Jockey Janna Sorrells takes on highs, lows of life in the saddle

"After that I was hooked," she said.

Working as a vet tech, Sorrells began making trips to Santa Anita, meeting people, grooming and walking horses. She also went to the Burbank Equestrian Center for a period of time, cleaning horse stalls. It was the beginnings of a career around horses.

12:15 p.m.

Sorrells appears nervous and goes to lay down on a bed in the women's jockey quarters. Sorrells shares the facility with the only other female jockey at Yavapai Downs, veteran rider Anna Barrio. Since her accidents the previous weekend, she has been feeling tired a lot of the time.

Sorrells goes against the grain when it comes to becoming a jockey. Most are born into the trade, knowing at a young age they will be jockeys and planning to ride competitively for years if not decades to come. But Sorrells didn't get started until around age 28, learning to gallop only two years earlier.
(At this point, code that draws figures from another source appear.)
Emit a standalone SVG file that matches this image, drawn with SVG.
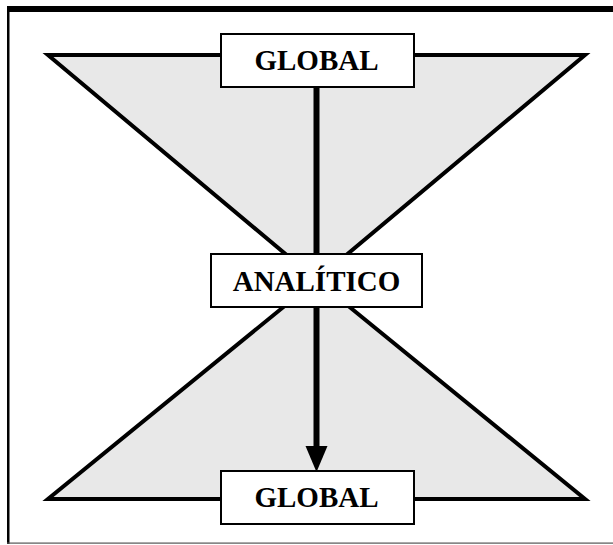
<svg xmlns="http://www.w3.org/2000/svg" width="613" height="545" viewBox="0 0 613 545">
<style>
.tri{fill:#e8e8e8;stroke:#000;stroke-width:4;stroke-linejoin:miter;stroke-miterlimit:10}
.box{fill:#fff;stroke:#000;stroke-width:2}
.lbl{font-family:"Liberation Serif","Times New Roman",serif;font-weight:bold;font-size:29px;text-anchor:middle;fill:#000}
</style>
<rect width="613" height="545" fill="#fff"/>
<g id="frame">
<rect x="7" y="6" width="606" height="6" fill="#000"/>
<rect x="7" y="6" width="2.5" height="538" fill="#000"/>
<rect x="7" y="542.5" width="606" height="1.2" fill="#555"/>
</g>
<g id="hourglass">
<polygon class="tri" points="48,55 585,55 316.5,280"/>
<polygon class="tri" points="48,499 585,499 316.5,280"/>
</g>
<g id="connectors">
<line x1="316.5" y1="87" x2="316.5" y2="452" stroke="#000" stroke-width="6"/>
<path d="M305.5,446 L327.5,446 L316.5,472 Z" fill="#000"/>
</g>
<g id="global-top">
<rect class="box" x="221" y="34" width="193" height="53"/>
<text class="lbl" x="316.5" y="70">GLOBAL</text>
</g>
<g id="analitico">
<rect class="box" x="211" y="254" width="211" height="53"/>
<text class="lbl" x="316.5" y="291">ANALÍTICO</text>
</g>
<g id="global-bottom">
<rect class="box" x="221" y="471" width="193" height="53"/>
<text class="lbl" x="316.5" y="507">GLOBAL</text>
</g>
</svg>
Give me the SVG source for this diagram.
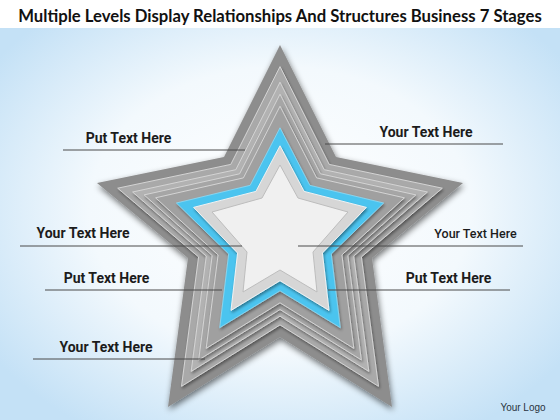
<svg xmlns="http://www.w3.org/2000/svg" width="560" height="420" viewBox="0 0 560 420">
  <defs>
    <radialGradient id="bg" cx="50%" cy="50%" r="62%">
      <stop offset="0" stop-color="#ffffff"/>
      <stop offset="0.55" stop-color="#f3f9fd"/>
      <stop offset="1" stop-color="#c4e1f6"/>
    </radialGradient>
    <filter id="shOuter" x="-20%" y="-20%" width="140%" height="140%">
      <feGaussianBlur in="SourceAlpha" stdDeviation="3"/>
      <feOffset dx="1" dy="3" result="b"/>
      <feComponentTransfer><feFuncA type="linear" slope="0.55"/></feComponentTransfer>
      <feMerge><feMergeNode/><feMergeNode in="SourceGraphic"/></feMerge>
    </filter>
    <filter id="shLayer" x="-20%" y="-20%" width="140%" height="140%">
      <feGaussianBlur in="SourceAlpha" stdDeviation="1.6"/>
      <feOffset dx="0.5" dy="1.5" result="b"/>
      <feComponentTransfer><feFuncA type="linear" slope="0.4"/></feComponentTransfer>
      <feMerge><feMergeNode/><feMergeNode in="SourceGraphic"/></feMerge>
    </filter>
  </defs>
  <style>
    .lbl { font-family: Roboto, "Liberation Sans", Arial, sans-serif; font-weight: 700; font-size: 14px; fill: #1c1c1c; text-anchor: middle; }
    .lbl-sm { font-family: Roboto, "Liberation Sans", Arial, sans-serif; font-weight: 500; font-size: 12.5px; fill: #1c1c1c; text-anchor: middle; }
    .title { font-family: Lato, "Liberation Sans", Arial, sans-serif; font-weight: 700; font-size: 16.7px; fill: #111111; }
    .logo { font-family: "Liberation Sans", Arial, sans-serif; font-size: 10px; fill: #2a3340; text-anchor: middle; }
    .lead { stroke: #4a4a4a; stroke-width: 1; fill: none; }
    .gray { stroke: #d4d4d4; stroke-width: 1; stroke-linejoin: miter; }
  </style>

  <rect x="0" y="0" width="560" height="420" fill="url(#bg)"/>
  <rect x="0" y="0" width="560" height="28" fill="#ffffff"/>

  <g id="title">
    <text class="title" x="280" y="22" text-anchor="middle">Multiple Levels Display Relationships And Structures Business 7 Stages</text>
  </g>

  <g id="star">
    <polygon id="layer1" filter="url(#shOuter)" fill="#8d8d8d" points="280,45 336,157 463,183 372,258 392,407 280,337 168,407 188,258 97,183 224,157"/>
    <polygon id="layer2" class="gray" filter="url(#shLayer)" fill="#a9a9a9" points="280,66.6 329.2,164.4 442.3,188.2 361.4,256.9 378.5,386.3 280,324.9 181.5,386.3 198.6,256.9 117.7,188.2 230.8,164.4"/>
    <polygon id="layer3" class="gray" filter="url(#shLayer)" fill="#b2b2b2" points="280,82.2 324.2,169.7 427.4,192 353.7,256.1 368.8,371.4 280,316.2 191.2,371.4 206.3,256.1 132.6,192 235.8,169.7"/>
    <polygon id="layer4" class="gray" filter="url(#shLayer)" fill="#a6a6a6" points="280,94.2 320.4,173.8 415.9,194.9 347.8,255.5 361.3,359.9 280,309.5 198.7,359.9 212.2,255.5 144.1,194.9 239.6,173.8"/>
    <polygon id="layer5" class="gray" filter="url(#shLayer)" fill="#a0a0a0" points="280,106.2 316.6,177.9 404.4,197.8 341.9,254.9 353.8,348.4 280,302.8 206.2,348.4 218.1,254.9 155.6,197.8 243.4,177.9"/>
    <polygon id="layer6" filter="url(#shLayer)" fill="#4cc4ef" stroke="#8fdcf6" stroke-width="0.8" points="280,127.8 309.8,185.3 383.7,203 331.3,253.9 340.3,327.7 280,290.8 219.7,327.7 228.7,253.9 176.4,203 250.2,185.3"/>
    <polygon id="layer7" filter="url(#shLayer)" fill="#d6d6d6" stroke="#f2f2f2" stroke-width="1" points="280,145.8 304.1,191.4 366.4,207.4 322.4,253 329,310.4 280,280.7 231,310.4 237.6,253 193.6,207.4 255.9,191.4"/>
    <polygon id="core" fill="#f0f0f0" stroke="#bdbdbd" stroke-width="1" points="280,165 298,198 348,212 313,252 317,292 280,270 243,292 247,252 212,212 262,198"/>
  </g>

  <g id="connectors">
    <line class="lead" x1="63" y1="150" x2="245" y2="150"/>
    <line class="lead" x1="325" y1="144" x2="503" y2="144"/>
    <line class="lead" x1="20" y1="246" x2="242" y2="246"/>
    <line class="lead" x1="45" y1="290" x2="222" y2="290"/>
    <line class="lead" x1="33" y1="359" x2="205" y2="359"/>
    <line class="lead" x1="298" y1="246" x2="523" y2="246"/>
    <line class="lead" x1="328" y1="290" x2="510" y2="290"/>
  </g>

  <g id="label-left-top"><text class="lbl" x="128.5" y="143">Put Text Here</text></g>
  <g id="label-right-top"><text class="lbl" x="426" y="137">Your Text Here</text></g>
  <g id="label-left-mid"><text class="lbl" x="83" y="238">Your Text Here</text></g>
  <g id="label-right-mid"><text class="lbl-sm" x="475.5" y="238">Your Text Here</text></g>
  <g id="label-left-low"><text class="lbl" x="106.5" y="283">Put Text Here</text></g>
  <g id="label-right-low"><text class="lbl" x="448.5" y="283">Put Text Here</text></g>
  <g id="label-left-bottom"><text class="lbl" x="106" y="352">Your Text Here</text></g>
  <g id="logo"><text class="logo" x="523" y="411">Your Logo</text></g>
</svg>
Breaking into the business is hard enough, but there are a few more challenges for female jockeys.

"It's a man's sport. It's hard to get started because you're a girl," Sorrells said. "You ride whatever, whenever you can and don't complain. Then it can be hard to get out of it."

After breaking in, many female riders have to endure nasty little comments from certain owners or trainers, along with certain expectations.
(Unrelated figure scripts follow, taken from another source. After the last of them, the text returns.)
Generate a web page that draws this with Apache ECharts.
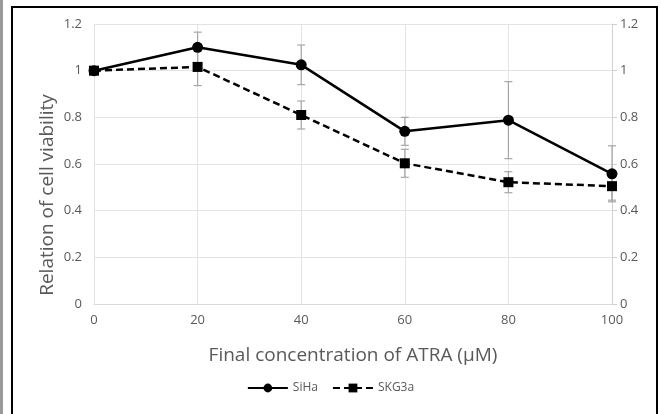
<!DOCTYPE html>
<html>
<head>
<meta charset="utf-8">
<script src="https://cdn.jsdelivr.net/npm/echarts@6/dist/echarts.min.js"></script>
<style>
  html, body { margin: 0; padding: 0; background: #fff; }
  #main { width: 661px; height: 414px; }
</style>
</head>
<body>
<div id="main"></div>
<script>
// concentrations of ATRA (uM)
var concentrations = [0, 20, 40, 60, 80, 100];
var sihaValues = [1.0, 1.10, 1.025, 0.74, 0.788, 0.558];
var sihaErrors = [0, 0.065, 0.085, 0.06, 0.165, 0.12];
var skgValues = [1.0, 1.016, 0.81, 0.603, 0.522, 0.505];
var skgErrors = [0, 0.08, 0.06, 0.06, 0.045, 0.06];

var chart = echarts.init(document.getElementById('main'), null, { renderer: 'canvas' });

var textColor = '#595959';
var fontFam = '"Open Sans", sans-serif';

function pairs(vals, errs) {
  return concentrations.map(function (c, i) { return [c, vals[i], errs[i]]; });
}

function errorBars(vals, errs, name) {
  return {
    type: 'custom',
    name: name + ' err',
    z: 1,
    silent: true,
    renderItem: function (params, api) {
      var x = api.value(0), y = api.value(1), e = api.value(2);
      if (!e) return null;
      var hi = api.coord([x, y + e]);
      var lo = api.coord([x, y - e]);
      var cap = 4;
      var style = { stroke: '#a6a6a6', lineWidth: 1.2 };
      return {
        type: 'group',
        children: [
          { type: 'line', shape: { x1: hi[0], y1: hi[1], x2: lo[0], y2: lo[1] }, style: style },
          { type: 'line', shape: { x1: hi[0] - cap, y1: hi[1], x2: hi[0] + cap, y2: hi[1] }, style: style },
          { type: 'line', shape: { x1: lo[0] - cap, y1: lo[1], x2: lo[0] + cap, y2: lo[1] }, style: style }
        ]
      };
    },
    encode: { x: 0, y: 1 },
    data: pairs(vals, errs)
  };
}

var yLabel = { color: textColor, fontSize: 13, fontFamily: fontFam };

var option = {
  backgroundColor: '#fff',
  animation: false,
  textStyle: { fontFamily: fontFam },
  graphic: [
    { type: 'rect', shape: { x: 0, y: 0, width: 3, height: 414 }, style: { fill: '#9a9a9a' } },
    { type: 'rect', shape: { x: 12, y: 7, width: 645, height: 420 }, style: { fill: 'none', stroke: '#000', lineWidth: 2 } },
    {
      type: 'text',
      x: 48, y: 195,
      rotation: Math.PI / 2,
      style: {
        text: 'Relation of cell viability',
        fill: textColor,
        font: '19px "Open Sans", sans-serif',
        align: 'center',
        verticalAlign: 'middle'
      }
    }
  ],
  grid: { left: 94, right: 49, top: 24, bottom: 110 },
  legend: {
    bottom: 15,
    left: 'center',
    itemWidth: 40,
    itemHeight: 11,
    itemGap: 14,
    textStyle: { color: textColor, fontSize: 12, fontFamily: fontFam },
    data: ['SiHa', 'SKG3a']
  },
  xAxis: {
    type: 'value',
    min: 0, max: 100, interval: 20,
    name: 'Final concentration of ATRA (μM)',
    nameLocation: 'middle',
    nameGap: 42,
    nameTextStyle: { color: textColor, fontSize: 19, fontFamily: fontFam },
    axisLine: { show: true, lineStyle: { color: '#d9d9d9' } },
    axisTick: { show: false },
    axisLabel: { color: textColor, fontSize: 13, margin: 10, fontFamily: fontFam },
    splitLine: { show: true, lineStyle: { color: '#e3e3e3' } }
  },
  yAxis: [
    {
      type: 'value',
      min: 0, max: 1.2, interval: 0.2,
      axisLine: { show: false },
      axisTick: { show: false },
      axisLabel: Object.assign({ margin: 12 }, yLabel),
      splitLine: { show: true, lineStyle: { color: '#e3e3e3' } }
    },
    {
      type: 'value',
      position: 'right',
      min: 0, max: 1.2, interval: 0.2,
      axisLine: { show: true, lineStyle: { color: '#d0d0d0' } },
      axisTick: { show: true, length: 5, lineStyle: { color: '#d0d0d0' } },
      axisLabel: Object.assign({ margin: 8 }, yLabel),
      splitLine: { show: false }
    }
  ],
  series: [
    errorBars(sihaValues, sihaErrors, 'SiHa'),
    errorBars(skgValues, skgErrors, 'SKG3a'),
    {
      name: 'SiHa',
      type: 'line',
      z: 3,
      symbol: 'circle',
      symbolSize: 11,
      itemStyle: { color: '#000' },
      lineStyle: { color: '#000', width: 2.5 },
      data: pairs(sihaValues, sihaErrors).map(function (p) { return [p[0], p[1]]; })
    },
    {
      name: 'SKG3a',
      type: 'line',
      z: 3,
      symbol: 'rect',
      symbolSize: 10,
      itemStyle: { color: '#000' },
      lineStyle: { color: '#000', width: 2.5, type: [7, 4] },
      data: pairs(skgValues, skgErrors).map(function (p) { return [p[0], p[1]]; })
    }
  ]
};

chart.setOption(option);
</script>
</body>
</html>
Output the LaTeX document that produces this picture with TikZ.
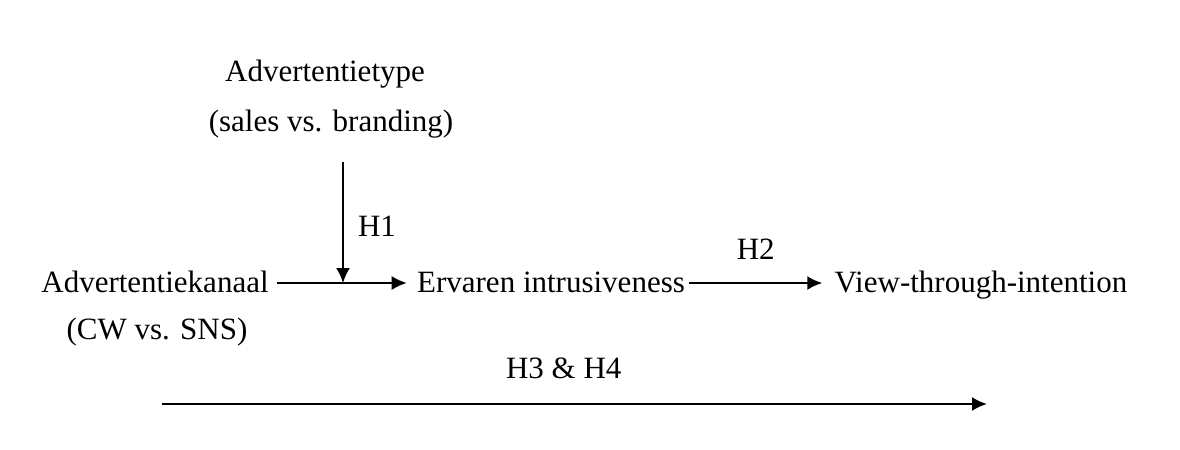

"You'll run second on a horse and they'll say 'if you were a guy, we would've won,'" Sorrells said. "I've also been taken off horses because I wouldn't go out to dinner."

Sorrells said it's not a necessity to have brute strength to ride competitively. She admits men physically have more strength, but not all horses respond well to male riders.
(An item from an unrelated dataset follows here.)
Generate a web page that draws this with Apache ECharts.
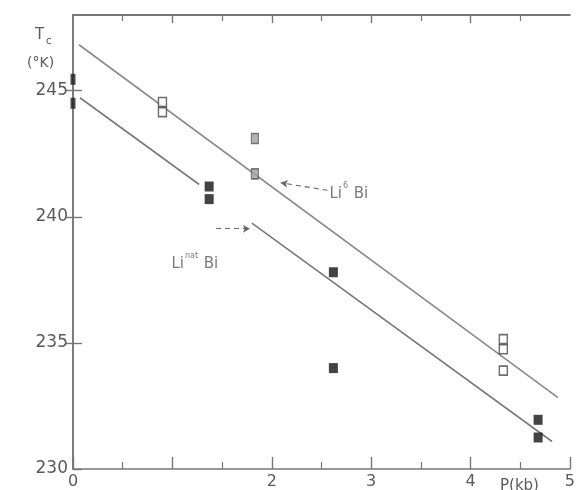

"The guys are stronger, but there are horses for every rider," she said, adding that some horses respond better to finesse.

Sorrells is one of two female jockeys at Yavapai Downs and was one of three this past season at Turf Paradise in Phoenix.

1:05 p.m.

Sorrells emerges from the jockey's quarters for a quick smoke and begins to stretch out. Then it's back inside to get dressed. Ten minutes later, she's back out wearing the green colors of the No. 5 horse, Slick Dude. It's 15 minutes until post time.

While working at Yavapai Downs, Sorrells stays in Chino Valley most of the time. Her home base is in Phoenix but she travels all over the West year-round to ride. Besides Turf Paradise and Yavapai Downs, Sorrells has competed in California, including Santa Anita, as well as Colorado, Minnesota and Washington.

The scariest moment of her career occurred this past January at Turf Paradise. Riding in a 1 1/16-mile trial race, her horse went down with fatal injuries.